Message deleted by MNHQ. Here's a link to our Talk Guidelines.

user1481036519 · 06/12/2016 16:34

This reply has been deleted

Message deleted by MNHQ. Here's a link to our Talk Guidelines.

swingofthings · 06/12/2016 17:47

You get no say because you are being unreasonable. It's all about compromise. Of course you should be entitled to time to yourself even during the week-ends she's there, but clearly it means a lot to her and your DP that she could me for a cuddle when she wakes up and I can understand because it is a lovely time to bond and your DP is right to make the best of it because let's face it, it certainly won't last.

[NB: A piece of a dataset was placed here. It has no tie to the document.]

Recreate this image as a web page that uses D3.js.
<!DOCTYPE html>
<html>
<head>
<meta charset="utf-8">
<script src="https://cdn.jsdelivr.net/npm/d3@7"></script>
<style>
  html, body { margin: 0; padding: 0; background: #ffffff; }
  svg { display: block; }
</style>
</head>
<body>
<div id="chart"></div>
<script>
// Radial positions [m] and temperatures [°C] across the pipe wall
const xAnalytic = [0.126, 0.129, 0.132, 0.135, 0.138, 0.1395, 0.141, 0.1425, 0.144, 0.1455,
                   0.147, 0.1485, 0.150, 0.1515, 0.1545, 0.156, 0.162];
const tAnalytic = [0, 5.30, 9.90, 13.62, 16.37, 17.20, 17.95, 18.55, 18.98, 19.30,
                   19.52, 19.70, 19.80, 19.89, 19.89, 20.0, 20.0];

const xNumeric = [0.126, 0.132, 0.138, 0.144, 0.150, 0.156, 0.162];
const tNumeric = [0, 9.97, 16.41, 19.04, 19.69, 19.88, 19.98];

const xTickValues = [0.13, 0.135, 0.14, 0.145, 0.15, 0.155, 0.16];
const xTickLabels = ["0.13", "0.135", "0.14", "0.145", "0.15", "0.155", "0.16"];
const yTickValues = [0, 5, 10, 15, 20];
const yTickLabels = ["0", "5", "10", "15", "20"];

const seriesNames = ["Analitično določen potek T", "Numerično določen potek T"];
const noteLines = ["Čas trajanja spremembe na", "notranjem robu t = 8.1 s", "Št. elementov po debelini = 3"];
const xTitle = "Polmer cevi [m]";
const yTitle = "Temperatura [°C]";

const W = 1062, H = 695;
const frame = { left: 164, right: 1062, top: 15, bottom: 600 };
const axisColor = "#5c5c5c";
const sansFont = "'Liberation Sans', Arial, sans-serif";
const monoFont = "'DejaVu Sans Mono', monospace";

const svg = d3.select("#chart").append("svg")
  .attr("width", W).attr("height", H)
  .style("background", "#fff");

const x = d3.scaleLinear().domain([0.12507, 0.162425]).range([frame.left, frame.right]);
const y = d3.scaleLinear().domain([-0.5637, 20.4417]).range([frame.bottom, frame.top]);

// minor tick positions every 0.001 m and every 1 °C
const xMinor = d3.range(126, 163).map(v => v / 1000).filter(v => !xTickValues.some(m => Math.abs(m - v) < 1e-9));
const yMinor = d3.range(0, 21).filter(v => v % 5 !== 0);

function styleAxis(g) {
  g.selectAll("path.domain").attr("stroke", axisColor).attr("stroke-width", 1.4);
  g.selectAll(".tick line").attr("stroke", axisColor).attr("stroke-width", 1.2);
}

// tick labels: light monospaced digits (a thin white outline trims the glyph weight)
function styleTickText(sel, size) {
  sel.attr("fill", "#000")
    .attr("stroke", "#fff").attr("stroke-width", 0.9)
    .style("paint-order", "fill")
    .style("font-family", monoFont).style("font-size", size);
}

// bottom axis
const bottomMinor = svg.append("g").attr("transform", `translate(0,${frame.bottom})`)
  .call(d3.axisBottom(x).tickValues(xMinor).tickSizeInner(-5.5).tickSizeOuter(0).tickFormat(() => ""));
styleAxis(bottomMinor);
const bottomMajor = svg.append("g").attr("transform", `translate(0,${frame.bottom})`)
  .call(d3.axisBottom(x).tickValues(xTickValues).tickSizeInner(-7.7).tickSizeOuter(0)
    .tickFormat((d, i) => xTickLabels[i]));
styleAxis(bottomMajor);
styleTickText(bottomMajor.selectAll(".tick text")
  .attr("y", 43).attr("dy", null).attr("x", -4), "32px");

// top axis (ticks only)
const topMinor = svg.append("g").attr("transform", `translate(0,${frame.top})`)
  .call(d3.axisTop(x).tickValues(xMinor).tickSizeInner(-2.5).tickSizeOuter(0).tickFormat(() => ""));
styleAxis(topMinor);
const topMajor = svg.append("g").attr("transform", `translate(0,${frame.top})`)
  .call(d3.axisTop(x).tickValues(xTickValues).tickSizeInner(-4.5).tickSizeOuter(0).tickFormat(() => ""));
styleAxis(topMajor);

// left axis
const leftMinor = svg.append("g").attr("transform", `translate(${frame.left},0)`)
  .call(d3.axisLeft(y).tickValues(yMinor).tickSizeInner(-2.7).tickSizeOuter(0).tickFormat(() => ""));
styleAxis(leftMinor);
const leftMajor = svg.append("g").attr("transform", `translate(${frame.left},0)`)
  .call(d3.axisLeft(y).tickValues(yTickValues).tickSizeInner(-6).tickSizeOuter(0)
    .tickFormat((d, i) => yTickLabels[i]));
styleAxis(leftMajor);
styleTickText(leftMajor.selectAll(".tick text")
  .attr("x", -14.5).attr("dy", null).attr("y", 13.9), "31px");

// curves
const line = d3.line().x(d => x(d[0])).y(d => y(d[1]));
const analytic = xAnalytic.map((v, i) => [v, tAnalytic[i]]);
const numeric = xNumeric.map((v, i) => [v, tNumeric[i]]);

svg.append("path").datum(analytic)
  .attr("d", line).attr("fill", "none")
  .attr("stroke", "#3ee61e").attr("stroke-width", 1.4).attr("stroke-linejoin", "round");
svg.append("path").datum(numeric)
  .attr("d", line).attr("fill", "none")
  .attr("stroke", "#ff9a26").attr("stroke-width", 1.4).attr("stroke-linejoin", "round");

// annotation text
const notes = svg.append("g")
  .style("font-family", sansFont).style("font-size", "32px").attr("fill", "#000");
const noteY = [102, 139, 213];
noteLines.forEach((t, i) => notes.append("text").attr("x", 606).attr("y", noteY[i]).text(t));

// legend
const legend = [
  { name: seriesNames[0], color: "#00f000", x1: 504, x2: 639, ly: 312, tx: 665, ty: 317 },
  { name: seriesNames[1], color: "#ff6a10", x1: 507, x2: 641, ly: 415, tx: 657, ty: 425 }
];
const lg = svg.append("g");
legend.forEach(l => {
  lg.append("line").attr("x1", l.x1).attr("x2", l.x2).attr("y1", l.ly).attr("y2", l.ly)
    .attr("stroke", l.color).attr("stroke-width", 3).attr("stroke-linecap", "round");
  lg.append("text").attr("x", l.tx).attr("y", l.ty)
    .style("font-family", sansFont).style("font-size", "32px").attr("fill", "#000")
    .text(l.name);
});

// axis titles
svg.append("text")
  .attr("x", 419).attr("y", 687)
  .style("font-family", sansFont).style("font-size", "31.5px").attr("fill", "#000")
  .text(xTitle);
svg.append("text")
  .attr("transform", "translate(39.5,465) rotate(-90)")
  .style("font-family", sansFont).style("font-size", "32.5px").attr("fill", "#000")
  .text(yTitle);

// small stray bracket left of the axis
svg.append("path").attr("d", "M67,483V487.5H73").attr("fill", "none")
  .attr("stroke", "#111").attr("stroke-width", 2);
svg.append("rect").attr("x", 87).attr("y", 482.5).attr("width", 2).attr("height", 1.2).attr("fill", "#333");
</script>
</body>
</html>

So don't take this away from them, but at the same time, don't take it personally. Agree on a time that is acceptable. Maybe make it clear that before 7am, she needs to be quiet, or they cuddle for x time and then he takes her down with her.

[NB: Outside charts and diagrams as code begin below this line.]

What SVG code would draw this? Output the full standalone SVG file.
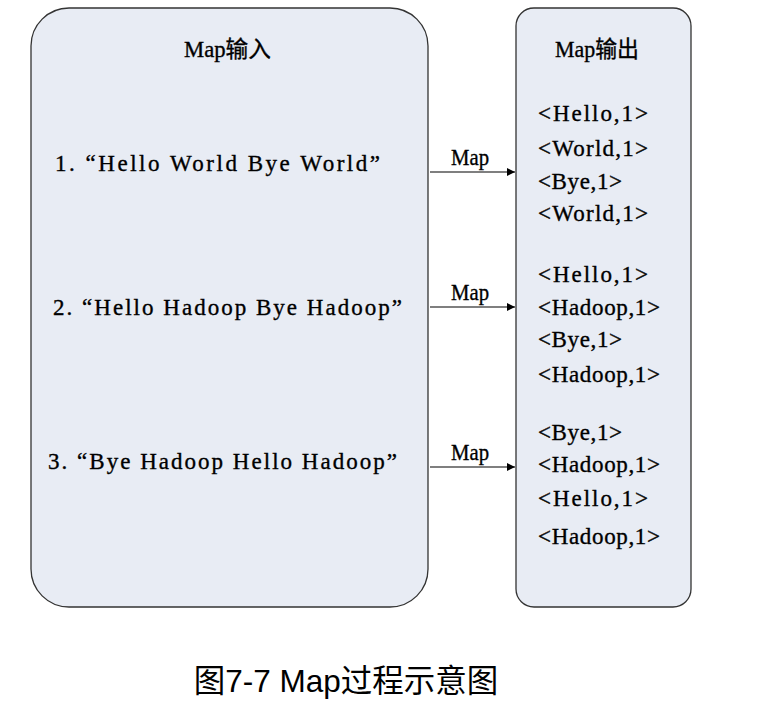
<svg xmlns="http://www.w3.org/2000/svg" width="768" height="707" viewBox="0 0 768 707">
<defs>
<style>
.box{fill:#e8ecf4;stroke:#333;stroke-width:1.3}
.t{font-family:"Liberation Serif","Noto Sans CJK SC",serif;font-size:23px;fill:#000;stroke:#000;stroke-width:0.35}
.h{font-family:"Liberation Serif","Noto Sans CJK SC",serif;font-size:23px;fill:#000;stroke:#000;stroke-width:0.35}
.lbl{font-family:"Liberation Serif",serif;font-size:23px;fill:#000;stroke:#000;stroke-width:0.35}
.cap{font-family:"Liberation Sans","Noto Sans CJK SC",sans-serif;font-size:31.5px;fill:#000;text-anchor:middle}
.conn{stroke:#000;stroke-width:1.2;fill:none}
</style>
<marker id="arr" viewBox="0 0 10 10" refX="10" refY="5" markerWidth="8" markerHeight="8" markerUnits="userSpaceOnUse" orient="auto">
<path d="M0,0 L10,5 L0,10 z" fill="#000"/>
</marker>
</defs>
<rect width="768" height="707" fill="#fff"/>
<g id="map-input">
<rect class="box" x="31" y="8" width="397" height="599" rx="38" ry="38"/>
<text class="h" x="184" y="57" textLength="87" lengthAdjust="spacingAndGlyphs">Map输入</text>
<text class="t" x="55" y="171" textLength="325" lengthAdjust="spacing">1. “Hello World Bye World”</text>
<text class="t" x="53" y="315" textLength="349" lengthAdjust="spacing">2. “Hello Hadoop Bye Hadoop”</text>
<text class="t" x="48" y="469" textLength="349" lengthAdjust="spacing">3. “Bye Hadoop Hello Hadoop”</text>
</g>
<g id="map-output">
<rect class="box" x="516" y="8" width="175" height="599" rx="18" ry="18"/>
<text class="h" x="555" y="57" textLength="84" lengthAdjust="spacingAndGlyphs">Map输出</text>
<text class="t" x="538" y="121" textLength="110" lengthAdjust="spacing">&lt;Hello,1&gt;</text>
<text class="t" x="538" y="156" textLength="110" lengthAdjust="spacing">&lt;World,1&gt;</text>
<text class="t" x="538" y="189" textLength="84" lengthAdjust="spacing">&lt;Bye,1&gt;</text>
<text class="t" x="538" y="221" textLength="110" lengthAdjust="spacing">&lt;World,1&gt;</text>
<text class="t" x="538" y="282" textLength="110" lengthAdjust="spacing">&lt;Hello,1&gt;</text>
<text class="t" x="538" y="315" textLength="122" lengthAdjust="spacing">&lt;Hadoop,1&gt;</text>
<text class="t" x="538" y="347" textLength="84" lengthAdjust="spacing">&lt;Bye,1&gt;</text>
<text class="t" x="538" y="382" textLength="122" lengthAdjust="spacing">&lt;Hadoop,1&gt;</text>
<text class="t" x="538" y="440" textLength="84" lengthAdjust="spacing">&lt;Bye,1&gt;</text>
<text class="t" x="538" y="472" textLength="122" lengthAdjust="spacing">&lt;Hadoop,1&gt;</text>
<text class="t" x="538" y="506" textLength="110" lengthAdjust="spacing">&lt;Hello,1&gt;</text>
<text class="t" x="538" y="544" textLength="122" lengthAdjust="spacing">&lt;Hadoop,1&gt;</text>
</g>
<g id="connectors">
<line class="conn" x1="430" y1="172" x2="515" y2="172" marker-end="url(#arr)"/>
<text class="lbl" x="451" y="165" textLength="38" lengthAdjust="spacingAndGlyphs">Map</text>
<line class="conn" x1="430" y1="307" x2="515" y2="307" marker-end="url(#arr)"/>
<text class="lbl" x="451" y="300" textLength="38" lengthAdjust="spacingAndGlyphs">Map</text>
<line class="conn" x1="430" y1="467" x2="515" y2="467" marker-end="url(#arr)"/>
<text class="lbl" x="451" y="460" textLength="38" lengthAdjust="spacingAndGlyphs">Map</text>
</g>
<g id="caption">
<text class="cap" x="346" y="692">图7-7 Map过程示意图</text>
</g>
</svg>
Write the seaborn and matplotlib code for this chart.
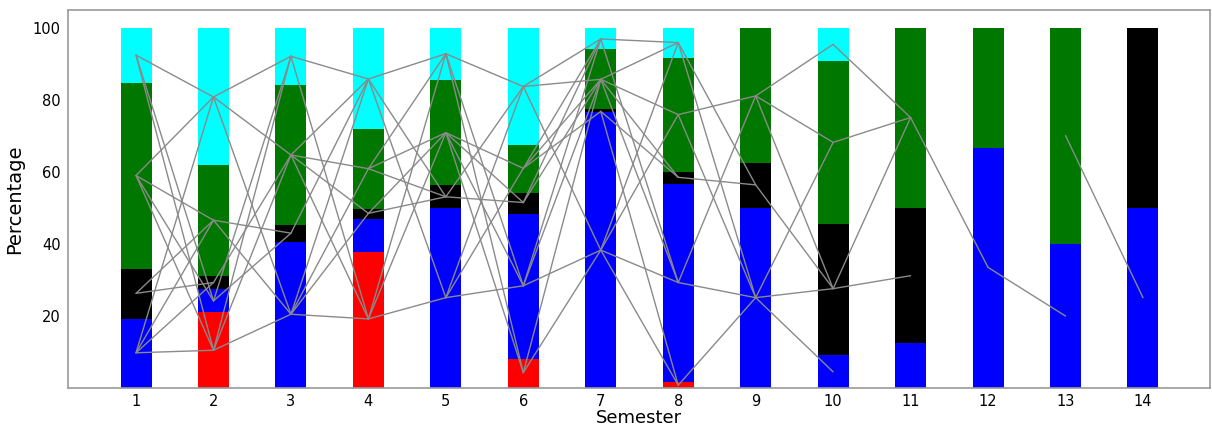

Then discuss about you having time for yourself during these week-ends, maybe him taking her out and you stay over. Taking on a child/children is demanding, it's inevitable, you have to make the best of it as much as you can.

myfriendnoel · 06/12/2016 18:08

Wait to be invited? She's 5 years old.
But some pyjamas.wear them two nights out of 14. Realise you are an adult and can't and shouldn't come first every time.

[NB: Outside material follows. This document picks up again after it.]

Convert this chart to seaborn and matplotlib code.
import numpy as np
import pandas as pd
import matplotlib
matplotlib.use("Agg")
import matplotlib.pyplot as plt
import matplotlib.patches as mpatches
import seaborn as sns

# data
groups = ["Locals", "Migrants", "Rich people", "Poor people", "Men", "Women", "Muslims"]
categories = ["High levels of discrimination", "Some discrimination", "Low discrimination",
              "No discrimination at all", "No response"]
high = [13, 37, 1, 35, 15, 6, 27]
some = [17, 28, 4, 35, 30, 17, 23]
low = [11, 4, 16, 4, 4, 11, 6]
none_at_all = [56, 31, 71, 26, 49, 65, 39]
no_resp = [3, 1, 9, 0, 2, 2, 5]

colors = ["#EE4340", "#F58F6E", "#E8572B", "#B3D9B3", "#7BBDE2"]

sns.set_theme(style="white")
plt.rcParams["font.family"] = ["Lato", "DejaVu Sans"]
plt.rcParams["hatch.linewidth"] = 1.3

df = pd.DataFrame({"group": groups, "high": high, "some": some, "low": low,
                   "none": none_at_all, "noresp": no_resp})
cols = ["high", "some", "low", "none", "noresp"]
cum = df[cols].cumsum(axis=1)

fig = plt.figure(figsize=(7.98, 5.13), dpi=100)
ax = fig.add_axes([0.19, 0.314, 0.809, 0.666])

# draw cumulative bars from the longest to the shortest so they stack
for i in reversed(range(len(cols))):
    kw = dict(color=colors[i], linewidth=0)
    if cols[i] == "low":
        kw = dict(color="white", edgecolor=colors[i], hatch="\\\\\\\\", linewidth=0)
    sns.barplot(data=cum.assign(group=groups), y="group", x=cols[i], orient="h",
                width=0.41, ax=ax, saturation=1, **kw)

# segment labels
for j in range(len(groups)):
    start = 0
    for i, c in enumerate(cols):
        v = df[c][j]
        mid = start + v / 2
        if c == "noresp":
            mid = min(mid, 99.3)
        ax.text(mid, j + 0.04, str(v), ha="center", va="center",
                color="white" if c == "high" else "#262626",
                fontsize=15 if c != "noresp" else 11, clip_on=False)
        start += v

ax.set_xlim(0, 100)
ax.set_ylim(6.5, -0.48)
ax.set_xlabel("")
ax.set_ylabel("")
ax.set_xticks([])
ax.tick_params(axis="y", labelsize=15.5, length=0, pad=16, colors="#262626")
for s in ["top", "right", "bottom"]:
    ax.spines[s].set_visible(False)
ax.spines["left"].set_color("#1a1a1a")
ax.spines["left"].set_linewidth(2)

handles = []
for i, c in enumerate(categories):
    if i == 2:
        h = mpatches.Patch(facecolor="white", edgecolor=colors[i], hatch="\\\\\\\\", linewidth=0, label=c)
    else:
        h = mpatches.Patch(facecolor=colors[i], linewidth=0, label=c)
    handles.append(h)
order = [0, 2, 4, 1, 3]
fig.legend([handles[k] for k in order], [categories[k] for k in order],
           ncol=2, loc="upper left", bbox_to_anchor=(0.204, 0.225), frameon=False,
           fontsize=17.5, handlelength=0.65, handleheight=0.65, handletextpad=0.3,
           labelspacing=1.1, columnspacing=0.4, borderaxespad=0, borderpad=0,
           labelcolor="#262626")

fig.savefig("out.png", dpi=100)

eyebrowsonfleek · 06/12/2016 18:59

How many bedrooms do you have? Personally I'd get into her bed when she gets up so that your partner and his dd can snuggle. They can then get on with the day when ready. If you have a third bedroom then I'd sleep there all night rather than with my partner.
Kids get up early and your partner is not unreasonable to enjoy the snuggles. Asking the dd to wait half an hour is callous- sorry. Part of the snuggle is drifting off again so why would you be awake and ready rather than half asleep?
I think that yanbu to be exhausted by the intensity of step-parenting but you need to realise that if dsd's mum became unable to care for her daughter then she'd be there every day.As a 2/14 night step-parent you are having a very part-time experience.

Chesca345 · 06/12/2016 22:00

I really wish you good luck, you sound like a nice person trying to manoeuvre your way through uncharted waters!

Thank you so much for showing some understanding, appreciate it.

OP posts:
Chesca345 · 06/12/2016 22:05

it was something OH and I argued about a lot, and the eventual solution was that he got up as soon as SS made a peep, and they went back into SS's room and cuddled and read in there. It worked just fine

Thank you for your support, yes we tried this at the weekend just gone, will try and build on it from here.

OP posts:
Jenda · 06/12/2016 22:07

I get a bit funny about my own time ( no kids yet) so I'd struggle with this too, sometimes step mums get a hard time on here! Clock sounds like a good idea, I wouldn't have been allowed to bound into my own parents room at that age. If she comes in at a reasonable time I might say something like "ooh I'd like a cup of tea, do you think you and dad could go and make me one". Failing that id pretend to be asleep Grin. I'm sure you are entertaining her all weekend so it won't kill her not to be indulged during her every waking moment

Chesca345 · 06/12/2016 22:10

youre jealous of a five year old, because she gets his attention and you don't. For two days in 14 That's really horrible.

Seriously? Horrible, no. Human, yes. Some of you people calling me horrible don't sound particularly nice yourselves.